I am in the midst of the season most avoid talking about. I call this a season because I have fog-man1lived just long enough to see my life change and evolve; yet that has done little to normalize or bring understanding to me.  I am in that time of transition, of being in between stages of completion and new beginnings.  Let me be completely honest, his understanding doesn’t make things any better if any thing my frustration grows.

I thought I was prepared for this. For the first time in my life I have felt the clarity of how I am wired and how that is connected to some vocation. I have fallen in love and have a partner who is committed to journeying with me, and I with her, for the long haul. I have applied and interviewed, been offered incredible possibilities yet knew they weren’t that next, right thing.

From deep in my core, I am haunted by the truth that I’m exactly where I need to be. I can sense that my life is moving forward but as I look out all I see is the fog and rain. It is hard to tell which direction things are heading. This uncertainty is often overwhelming, frustrating, confusing, and extremely discouraging.

I am scared.

Somehow I have come to believe the promise that if I remain to true my faith, true to that inkling and itch the Divine had placed on my heart, that somehow it all would work out the way it should. Or what I actually mean, the way I imagine it should.

Who forgot to tell me that a calling doesn’t mean the ideal or the dream? Job’s words have become my own, “I cry to you but you do not answer me; I stand, and you merely look at me.” At least that is how it feels as I sit in this vocational fog in search of meaning.

Sure, I could throw a youth pastor or two, my generation, culture, or my upbringing under the bus for this. But the reality is – no one actually ever promised that to me. It was certainly not from God. This was a promise I had come to believe in my youth, a belief that I has carried over into my adult years.
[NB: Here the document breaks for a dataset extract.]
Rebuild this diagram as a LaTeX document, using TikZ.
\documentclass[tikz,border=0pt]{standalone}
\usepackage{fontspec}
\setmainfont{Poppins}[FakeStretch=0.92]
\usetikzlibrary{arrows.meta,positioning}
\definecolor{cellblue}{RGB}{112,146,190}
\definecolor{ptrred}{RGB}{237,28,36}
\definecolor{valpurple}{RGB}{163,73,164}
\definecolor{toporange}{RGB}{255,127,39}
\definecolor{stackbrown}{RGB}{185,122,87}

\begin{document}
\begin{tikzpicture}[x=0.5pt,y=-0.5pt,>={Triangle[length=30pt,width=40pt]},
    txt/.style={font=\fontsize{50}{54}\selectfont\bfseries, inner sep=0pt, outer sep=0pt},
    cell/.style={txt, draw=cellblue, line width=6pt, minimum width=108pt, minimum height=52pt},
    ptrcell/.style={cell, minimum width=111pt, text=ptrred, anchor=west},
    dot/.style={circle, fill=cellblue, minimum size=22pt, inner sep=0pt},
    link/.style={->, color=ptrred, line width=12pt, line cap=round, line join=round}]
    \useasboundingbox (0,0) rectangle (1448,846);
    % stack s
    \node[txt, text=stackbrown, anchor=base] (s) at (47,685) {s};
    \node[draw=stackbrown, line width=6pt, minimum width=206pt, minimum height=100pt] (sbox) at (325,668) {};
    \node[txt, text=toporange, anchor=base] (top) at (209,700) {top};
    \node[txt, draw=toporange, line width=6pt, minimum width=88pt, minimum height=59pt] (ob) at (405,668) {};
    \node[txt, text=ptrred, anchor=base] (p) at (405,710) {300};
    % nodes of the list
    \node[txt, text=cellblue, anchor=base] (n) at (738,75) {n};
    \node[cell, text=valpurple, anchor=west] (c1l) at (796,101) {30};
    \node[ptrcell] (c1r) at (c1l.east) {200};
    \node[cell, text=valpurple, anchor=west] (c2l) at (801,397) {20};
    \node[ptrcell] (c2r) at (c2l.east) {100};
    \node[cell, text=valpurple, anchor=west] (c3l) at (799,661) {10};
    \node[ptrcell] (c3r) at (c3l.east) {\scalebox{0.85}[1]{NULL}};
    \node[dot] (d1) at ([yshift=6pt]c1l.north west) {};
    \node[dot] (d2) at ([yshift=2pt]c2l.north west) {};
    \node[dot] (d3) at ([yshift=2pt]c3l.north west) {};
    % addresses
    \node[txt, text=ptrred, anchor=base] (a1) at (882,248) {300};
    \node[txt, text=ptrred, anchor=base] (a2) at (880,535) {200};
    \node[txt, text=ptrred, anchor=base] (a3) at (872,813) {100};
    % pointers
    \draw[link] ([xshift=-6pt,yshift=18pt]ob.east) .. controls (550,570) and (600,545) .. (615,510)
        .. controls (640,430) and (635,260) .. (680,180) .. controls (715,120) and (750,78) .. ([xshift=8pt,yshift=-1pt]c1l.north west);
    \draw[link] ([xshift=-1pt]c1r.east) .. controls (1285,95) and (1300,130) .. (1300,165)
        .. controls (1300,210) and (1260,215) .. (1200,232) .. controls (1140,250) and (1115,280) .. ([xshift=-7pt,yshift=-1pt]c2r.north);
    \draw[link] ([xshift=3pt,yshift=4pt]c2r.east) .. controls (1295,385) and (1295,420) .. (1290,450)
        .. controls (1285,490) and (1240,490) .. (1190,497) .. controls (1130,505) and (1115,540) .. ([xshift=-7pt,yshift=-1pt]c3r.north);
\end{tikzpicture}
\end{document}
I am selfish enough to say that I have believed myself to be just enough a big deal that I have felt I deserve some thing for my loyalty – a clear path and straightforward journey seems all to fair a trade for the commitment of my faith. Yet each and every time I allow myself to believe that I perpetuate and give validity to a lie that masquerades as a promise.

What, then, is truly promised? That potential answer scares me the hell out of me because it means that could the fog might actually be ok, that more of my life might simply hold unknowns rather than certainties.
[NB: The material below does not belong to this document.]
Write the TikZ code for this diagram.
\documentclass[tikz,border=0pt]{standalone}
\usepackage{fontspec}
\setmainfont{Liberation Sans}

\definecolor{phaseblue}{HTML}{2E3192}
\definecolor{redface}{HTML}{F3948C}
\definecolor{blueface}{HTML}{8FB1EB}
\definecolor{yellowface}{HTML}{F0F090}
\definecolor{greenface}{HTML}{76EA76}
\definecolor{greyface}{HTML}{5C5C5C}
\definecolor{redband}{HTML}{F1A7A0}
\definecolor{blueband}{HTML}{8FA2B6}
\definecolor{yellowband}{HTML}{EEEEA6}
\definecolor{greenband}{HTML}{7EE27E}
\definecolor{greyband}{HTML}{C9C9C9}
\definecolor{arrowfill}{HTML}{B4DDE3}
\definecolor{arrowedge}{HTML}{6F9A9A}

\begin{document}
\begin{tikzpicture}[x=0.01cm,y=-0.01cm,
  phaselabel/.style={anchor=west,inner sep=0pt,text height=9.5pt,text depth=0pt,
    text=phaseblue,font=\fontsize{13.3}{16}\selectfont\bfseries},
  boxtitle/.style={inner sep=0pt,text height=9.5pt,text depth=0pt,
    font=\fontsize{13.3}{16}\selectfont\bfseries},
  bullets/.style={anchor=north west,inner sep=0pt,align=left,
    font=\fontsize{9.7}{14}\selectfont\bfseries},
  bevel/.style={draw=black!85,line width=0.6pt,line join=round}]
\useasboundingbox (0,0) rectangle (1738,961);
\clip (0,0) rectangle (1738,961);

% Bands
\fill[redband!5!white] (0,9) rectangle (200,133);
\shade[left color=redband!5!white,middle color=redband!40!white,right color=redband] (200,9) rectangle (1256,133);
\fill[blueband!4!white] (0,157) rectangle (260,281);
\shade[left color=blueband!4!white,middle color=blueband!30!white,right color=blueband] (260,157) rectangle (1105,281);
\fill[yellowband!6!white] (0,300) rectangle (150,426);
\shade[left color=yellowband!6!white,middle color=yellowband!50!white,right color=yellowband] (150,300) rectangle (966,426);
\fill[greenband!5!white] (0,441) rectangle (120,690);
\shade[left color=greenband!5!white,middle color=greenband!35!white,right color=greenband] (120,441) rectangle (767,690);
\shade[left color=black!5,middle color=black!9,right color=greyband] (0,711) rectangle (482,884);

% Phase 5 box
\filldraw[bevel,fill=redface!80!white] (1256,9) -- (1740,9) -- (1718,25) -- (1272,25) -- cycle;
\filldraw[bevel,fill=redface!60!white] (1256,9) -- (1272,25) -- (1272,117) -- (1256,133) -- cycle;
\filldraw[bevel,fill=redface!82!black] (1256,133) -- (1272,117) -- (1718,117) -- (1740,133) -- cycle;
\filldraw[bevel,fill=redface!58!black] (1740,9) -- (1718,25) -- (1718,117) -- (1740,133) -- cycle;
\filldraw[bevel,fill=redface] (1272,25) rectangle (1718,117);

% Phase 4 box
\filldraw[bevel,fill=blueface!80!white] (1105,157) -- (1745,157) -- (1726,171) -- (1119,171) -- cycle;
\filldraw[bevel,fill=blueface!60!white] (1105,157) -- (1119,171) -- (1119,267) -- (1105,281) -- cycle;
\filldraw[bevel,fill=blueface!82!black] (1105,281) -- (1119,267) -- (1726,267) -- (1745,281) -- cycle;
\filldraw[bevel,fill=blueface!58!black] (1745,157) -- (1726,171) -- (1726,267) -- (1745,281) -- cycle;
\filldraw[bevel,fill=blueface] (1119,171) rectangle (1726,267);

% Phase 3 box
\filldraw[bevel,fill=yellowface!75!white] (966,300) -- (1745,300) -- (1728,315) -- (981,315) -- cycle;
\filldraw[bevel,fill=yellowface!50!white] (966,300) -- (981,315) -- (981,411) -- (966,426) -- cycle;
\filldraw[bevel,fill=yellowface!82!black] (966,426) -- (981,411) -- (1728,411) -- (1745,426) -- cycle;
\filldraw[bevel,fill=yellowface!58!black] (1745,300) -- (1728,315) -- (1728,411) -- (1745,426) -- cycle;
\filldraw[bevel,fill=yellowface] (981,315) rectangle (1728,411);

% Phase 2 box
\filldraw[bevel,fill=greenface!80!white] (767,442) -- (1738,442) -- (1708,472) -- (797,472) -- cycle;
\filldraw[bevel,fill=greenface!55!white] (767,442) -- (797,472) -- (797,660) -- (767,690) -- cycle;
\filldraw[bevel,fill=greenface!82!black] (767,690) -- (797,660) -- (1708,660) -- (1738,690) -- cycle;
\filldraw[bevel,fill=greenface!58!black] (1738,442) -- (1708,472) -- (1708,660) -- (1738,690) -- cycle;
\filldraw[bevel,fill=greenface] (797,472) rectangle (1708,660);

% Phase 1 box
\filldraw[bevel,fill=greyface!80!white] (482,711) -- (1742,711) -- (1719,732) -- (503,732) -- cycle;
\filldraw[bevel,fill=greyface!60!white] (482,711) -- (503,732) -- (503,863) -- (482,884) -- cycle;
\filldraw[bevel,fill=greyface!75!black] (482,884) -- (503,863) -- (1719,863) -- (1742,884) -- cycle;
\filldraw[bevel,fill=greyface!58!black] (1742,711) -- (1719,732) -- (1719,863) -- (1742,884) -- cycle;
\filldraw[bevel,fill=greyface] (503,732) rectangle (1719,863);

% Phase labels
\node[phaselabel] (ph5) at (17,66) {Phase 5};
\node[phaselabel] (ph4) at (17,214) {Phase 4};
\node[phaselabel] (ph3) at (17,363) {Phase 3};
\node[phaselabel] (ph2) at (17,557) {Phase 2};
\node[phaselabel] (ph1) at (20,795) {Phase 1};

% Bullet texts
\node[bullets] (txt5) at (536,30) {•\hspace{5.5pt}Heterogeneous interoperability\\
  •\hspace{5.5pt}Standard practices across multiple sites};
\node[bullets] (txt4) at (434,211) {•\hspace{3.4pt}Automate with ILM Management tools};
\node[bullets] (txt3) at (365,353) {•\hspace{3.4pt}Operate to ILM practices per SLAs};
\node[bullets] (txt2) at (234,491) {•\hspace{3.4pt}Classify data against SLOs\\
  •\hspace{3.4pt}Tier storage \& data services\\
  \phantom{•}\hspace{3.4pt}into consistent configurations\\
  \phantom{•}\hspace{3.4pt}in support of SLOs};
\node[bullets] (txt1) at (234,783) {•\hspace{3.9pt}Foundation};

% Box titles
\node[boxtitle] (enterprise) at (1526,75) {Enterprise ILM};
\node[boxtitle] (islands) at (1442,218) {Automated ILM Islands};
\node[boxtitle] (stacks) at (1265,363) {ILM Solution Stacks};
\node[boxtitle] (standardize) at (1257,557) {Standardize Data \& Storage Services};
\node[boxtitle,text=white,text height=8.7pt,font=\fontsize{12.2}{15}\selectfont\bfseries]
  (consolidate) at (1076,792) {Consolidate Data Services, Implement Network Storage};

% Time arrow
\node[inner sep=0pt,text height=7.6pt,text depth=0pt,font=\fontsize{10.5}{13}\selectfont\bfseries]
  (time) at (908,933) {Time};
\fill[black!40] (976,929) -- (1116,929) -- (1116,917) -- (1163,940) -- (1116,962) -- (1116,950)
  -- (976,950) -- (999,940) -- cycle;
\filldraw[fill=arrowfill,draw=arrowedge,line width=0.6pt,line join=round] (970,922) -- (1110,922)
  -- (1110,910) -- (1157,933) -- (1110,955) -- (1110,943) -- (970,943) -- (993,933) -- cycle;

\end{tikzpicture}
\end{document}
Wendell Berry wrote, “Faith is not necessarily, or not soon, a resting place. Faith puts you out on a wide river in a boat, in the fog, in the dark.”
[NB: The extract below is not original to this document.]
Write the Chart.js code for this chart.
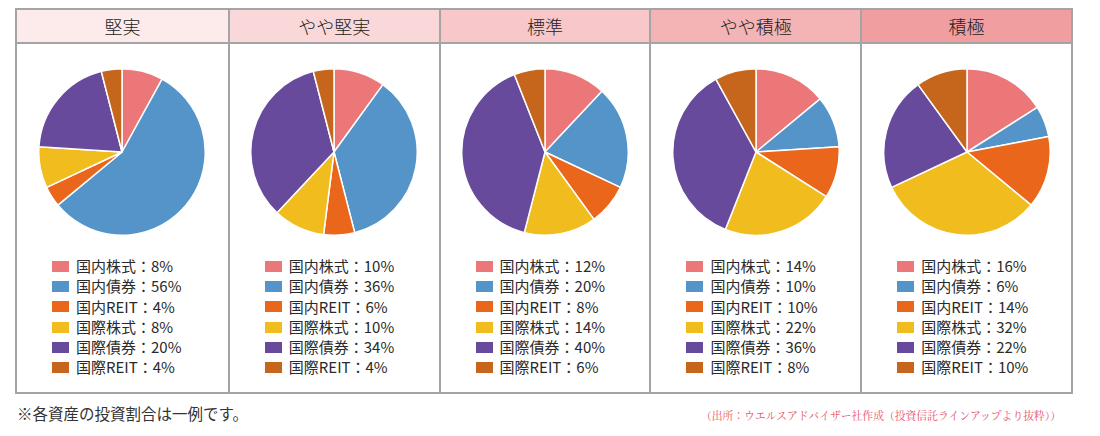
<!DOCTYPE html>
<html lang="ja">
<head>
<meta charset="utf-8">
<script src="https://cdn.jsdelivr.net/npm/chart.js@4/dist/chart.umd.min.js"></script>
<style>
  html, body { margin: 0; padding: 0; background: #fff; }
  body { width: 1100px; height: 436px; position: relative; overflow: hidden;
         font-family: "Noto Sans CJK JP", "Noto Sans", sans-serif; color: #333; }
  .frame { position: absolute; left: 15px; top: 8px; width: 1058px; height: 386px;
           border: 2px solid #a4a4a4; box-sizing: border-box;
           display: grid; grid-template-columns: repeat(5, 1fr); }
  .col { position: relative; border-left: 2px solid #a4a4a4; }
  .col:first-child { border-left: none; }
  .head { height: 34px; border-bottom: 2px solid #a4a4a4; box-sizing: border-box;
          text-align: center; font-size: 18px; font-weight: 300; line-height: 32px; color: #222; }
  .pie { position: absolute; top: 58px; left: 50%; width: 168px; height: 168px; margin-left: -84px; }
  .legend { position: absolute; top: 246px; left: 35px; font-size: 15px; color: #2a2a2a; }
  .row { height: 20.3px; line-height: 20.3px; white-space: nowrap; display: flex; align-items: center; }
  .sw { width: 17px; height: 11px; margin-right: 7px; flex: none; }
  .note { position: absolute; left: 17px; top: 402px; font-size: 15.5px; color: #333; }
  .src { position: absolute; right: 39px; top: 408px; font-size: 10.8px; color: #e8506a;
         font-family: "Noto Serif CJK JP", "Noto Sans CJK JP", serif; }
</style>
</head>
<body>
<div class="frame" id="frame"></div>
<div class="note">※各資産の投資割合は一例です。</div>
<div class="src">（出所：ウエルスアドバイザー社作成（投資信託ラインアップより抜粋））</div>
<script>
// allocation profiles, left to right
const profiles = ["堅実", "やや堅実", "標準", "やや積極", "積極"];
const headColors = ["#fdeaea", "#fad8d9", "#f7c7c9", "#f4b3b5", "#f09ea0"];

const assets = ["国内株式", "国内債券", "国内REIT", "国際株式", "国際債券", "国際REIT"];
const assetColors = ["#ec7779", "#5494c9", "#e9661b", "#f1bc1e", "#674a9b", "#c6661c"];

// percentages per profile, in the order of `assets`
const steady       = [8, 56, 4, 8, 20, 4];
const fairlySteady = [10, 36, 6, 10, 34, 4];
const standard     = [12, 20, 8, 14, 40, 6];
const fairlyActive = [14, 10, 10, 22, 36, 8];
const active       = [16, 6, 14, 32, 22, 10];
const series = [steady, fairlySteady, standard, fairlyActive, active];

const frame = document.getElementById("frame");

profiles.forEach((name, i) => {
  const col = document.createElement("div");
  col.className = "col";
  col.innerHTML = `
    <div class="head" style="background:${headColors[i]}">${name}</div>
    <div class="pie"><canvas></canvas></div>
    <div class="legend">${assets.map((a, k) =>
      `<div class="row"><span class="sw" style="background:${assetColors[k]}"></span>${a}：${series[i][k]}%</div>`
    ).join("")}</div>`;
  frame.appendChild(col);

  new Chart(col.querySelector("canvas"), {
    type: "pie",
    data: {
      labels: assets,
      datasets: [{
        data: series[i],
        backgroundColor: assetColors,
        borderColor: "#ffffff",
        borderWidth: 1.5,
      }],
    },
    options: {
      responsive: true,
      maintainAspectRatio: false,
      animation: false,
      layout: { padding: 0 },
      plugins: { legend: { display: false }, tooltip: { enabled: false } },
    },
  });
});
</script>
</body>
</html>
So my faith, the thing that I thought would keep me from this type of known, is the very thing that I’ve have been given. It’s a promise but more so it’s an assurance from God that He is always in the midst of it all – with us, with me – even when it seems the most unclear.

Right now, I don’t like that promise. I find little rest and peace in that. It seems and feels trite. So I don’t know how things are going to turn out. I don’t believe anyone who says they do. I do know that my current place in life has nothing to do with any lack of faith. And I’m slowly learning to accept that.

So in the midst of this fog, I choose to join the many in proclaiming ‘Onward!’ to explore what is at hand and whatever is just ahead.